The power of compromise

Beware of anyone who says they have an answer for everything. They can fix it. This promise is false, and history is littered with people who said, “I alone…”

We don’t need to look to mythology or other legends to show the value of compromise. We have plenty of examples in real time.

Knowing how and when to meet near the middle is the real art. Collaborating, so progress happens, and parties leave the table without fury and feeling a measure of success is within all of us, says Kenneth Feinberg, a star mediator attorney who knows the algorithm of compromise.

He has run the play many times and sometimes under extraordinary circumstances. Feinberg was the special master of the 9/11 Fund; he was challenged to get most victims and victims’ families to agree to a payout from the federal government instead of pursuing individual lawsuits or joining class action suits.

In our era of highly polarized views, listening to someone like Feinberg is refreshing and feels like taking a giant step back from the edge. Feinberg says that, ironically, the edge is the starting point in resolving a dispute.

Getting people to consider the ramifications of failure due to a rigid position is the basis for mediation. “What is the alternative if we don’t resolve this dispute now?” Feinberg asks. “Where you have your own independent consent to a resolution you’re not held hostage; you are an independent. You control your destiny.”

This theory applies to everything from kitchen table disputes to political conflict. “Emotion is unreason,” he advises. “It is personal.”

In mediation with 9/11 families, Feinberg worked with people that lost loved ones on the hijacked planes or in the World Trade Center “who would come to me and vent to me about life’s unfairness and the anger and frustration that the government let this happen. It was part of my job to listen, and then the first order of business was to lower the temperature and lower the flame.”

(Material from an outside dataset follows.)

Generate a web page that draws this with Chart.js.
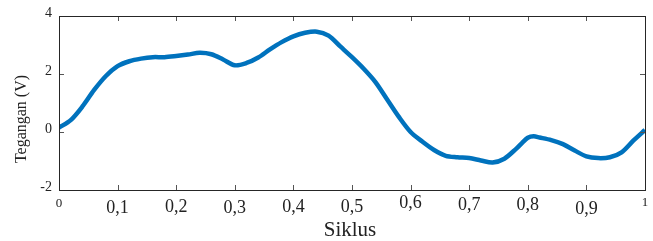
<!DOCTYPE html>
<html>
<head>
<meta charset="utf-8">
<script src="https://cdn.jsdelivr.net/npm/chart.js@4"></script>
<style>
  html, body { margin: 0; padding: 0; background: #fff; }
  #wrap { width: 653px; height: 241px; }
</style>
</head>
<body>
<div id="wrap"><canvas id="chart"></canvas></div>
<script>
// data
const siklus = [0, 0.02, 0.04, 0.06, 0.08, 0.1, 0.12, 0.14, 0.16, 0.18, 0.2, 0.22, 0.24, 0.26, 0.28, 0.3,
  0.32, 0.34, 0.36, 0.38, 0.4, 0.42, 0.44, 0.46, 0.48, 0.5, 0.52, 0.54, 0.56, 0.58, 0.6, 0.62, 0.64,
  0.66, 0.68, 0.7, 0.72, 0.74, 0.76, 0.78, 0.79, 0.8, 0.81, 0.82, 0.84, 0.86, 0.88, 0.9, 0.92, 0.94,
  0.96, 0.98, 1]
const tegangan = [0.15, 0.41, 0.88, 1.45, 1.93, 2.27, 2.44, 2.53, 2.58, 2.58, 2.62, 2.67, 2.73, 2.68, 2.5, 2.3,
  2.38, 2.57, 2.85, 3.1, 3.3, 3.42, 3.46, 3.32, 2.95, 2.58, 2.18, 1.72, 1.12, 0.52, 0.0, -0.33, -0.62,
  -0.82, -0.87, -0.9, -0.98, -1.05, -0.92, -0.58, -0.38, -0.2, -0.15, -0.19, -0.28, -0.42, -0.64, -0.84,
  -0.9, -0.87, -0.7, -0.3, 0.07]
const xTicks = [0, 0.1, 0.2, 0.3, 0.4, 0.5, 0.6, 0.7, 0.8, 0.9, 1]
const xTickLabels = ["0", "0,1", "0,2", "0,3", "0,4", "0,5", "0,6", "0,7", "0,8", "0,9", "1"]
const yTicks = [-2, 0, 2, 4]
const yTickLabels = ["-2", "0", "2", "4"]

// baseline drop of each x label below the axis (the reference staggers them)
const xLabelDrop = [17, 23, 22, 23, 22, 22, 18, 20, 20, 24, 16]

const serif = "'Liberation Serif', 'DejaVu Serif', serif"

const frame = {
  id: "frame",
  afterDraw(chart) {
    const ctx = chart.ctx
    const a = chart.chartArea
    const xs = chart.scales.x
    const ys = chart.scales.y
    ctx.save()

    // inward ticks
    ctx.strokeStyle = "#555"
    ctx.lineWidth = 1
    ctx.beginPath()
    xTicks.forEach((v) => {
      const px = Math.round(xs.getPixelForValue(v)) + 0.5
      ctx.moveTo(px, a.bottom); ctx.lineTo(px, a.bottom - 5)
      ctx.moveTo(px, a.top); ctx.lineTo(px, a.top + 5)
    })
    yTicks.forEach((v) => {
      const py = Math.round(ys.getPixelForValue(v)) + 0.5
      ctx.moveTo(a.left, py); ctx.lineTo(a.left + 5, py)
      ctx.moveTo(a.right, py); ctx.lineTo(a.right - 5, py)
    })
    ctx.stroke()

    // box
    ctx.strokeStyle = "#262626"
    ctx.strokeRect(Math.round(a.left) + 0.5, Math.round(a.top) + 0.5,
      Math.round(a.right - a.left), Math.round(a.bottom - a.top))

    ctx.fillStyle = "#222"
    ctx.textBaseline = "alphabetic"
    // y tick labels
    ctx.font = "14px " + serif
    ctx.textAlign = "right"
    yTicks.forEach((v, i) => {
      ctx.fillText(yTickLabels[i], a.left - 7, ys.getPixelForValue(v) + 1)
    })

    // x tick labels
    ctx.textAlign = "center"
    xTicks.forEach((v, i) => {
      const edge = i === 0 || i === xTicks.length - 1
      ctx.font = (edge ? "13px " : "18px ") + serif
      ctx.fillText(xTickLabels[i], xs.getPixelForValue(v), a.bottom + xLabelDrop[i])
    })

    // axis titles
    ctx.font = "21px " + serif
    ctx.fillText("Siklus", 350, 236)
    ctx.save()
    ctx.translate(26, 119)
    ctx.rotate(-Math.PI / 2)
    ctx.font = "16px " + serif
    ctx.fillText("Tegangan (V)", 0, 0)
    ctx.restore()

    ctx.restore()
  },
}

new Chart(document.getElementById("chart"), {
  type: "line",
  data: {
    datasets: [
      {
        data: siklus.map((x, i) => ({ x: x, y: tegangan[i] })),
        borderColor: "#0072BD",
        borderWidth: 4.5,
        pointRadius: 0,
        tension: 0.3,
        fill: false,
      },
    ],
  },
  options: {
    responsive: true,
    maintainAspectRatio: false,
    animation: false,
    layout: { padding: { left: 59, right: 8, top: 16, bottom: 51 } },
    plugins: { legend: { display: false }, tooltip: { enabled: false } },
    scales: {
      x: { type: "linear", min: 0, max: 1, display: false },
      y: { min: -2, max: 4, display: false },
    },
  },
  plugins: [frame],
})
</script>
</body>
</html>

We can all learn from this advice: Listen and dip the temperature, and, according to Feinberg, proceed with the concept that “perfect is the enemy of the good.”

This means that, ultimately, no one gets 100% of the outcome they seek. “If you insist on not budging, maintaining with rigidity your position, there is no compromise and well, you don’t need me,” Feinberg adds. “Nothing is 100% or even 50/50.”

Burning out with a world-class mediator won’t lead to progress. But we see that a lot these days. There are too many lines drawn. Incivility is often unleashed in our culture with those with whom we might disagree.

Feinberg says he entertains a lot of calls to help on a big scale: “How come you can’t get together with Senate members who are reasonable or work with the Israelis and Hamas?”

He’s done it before at critical times. He says timing is essential and the will, you guessed it, to compromise: “I am here to tell you why it is in your best interest to resolve this now. And that doesn’t mean 50/50. You may get 90 or maybe 10.”

Advice from a national treasure, someone who helps people remove difficult, sometimes seemingly impossible barriers. The Feinberg way begins with understanding no one can fix it alone. We need others to generate progress together. Expect nothing less of yourself and others.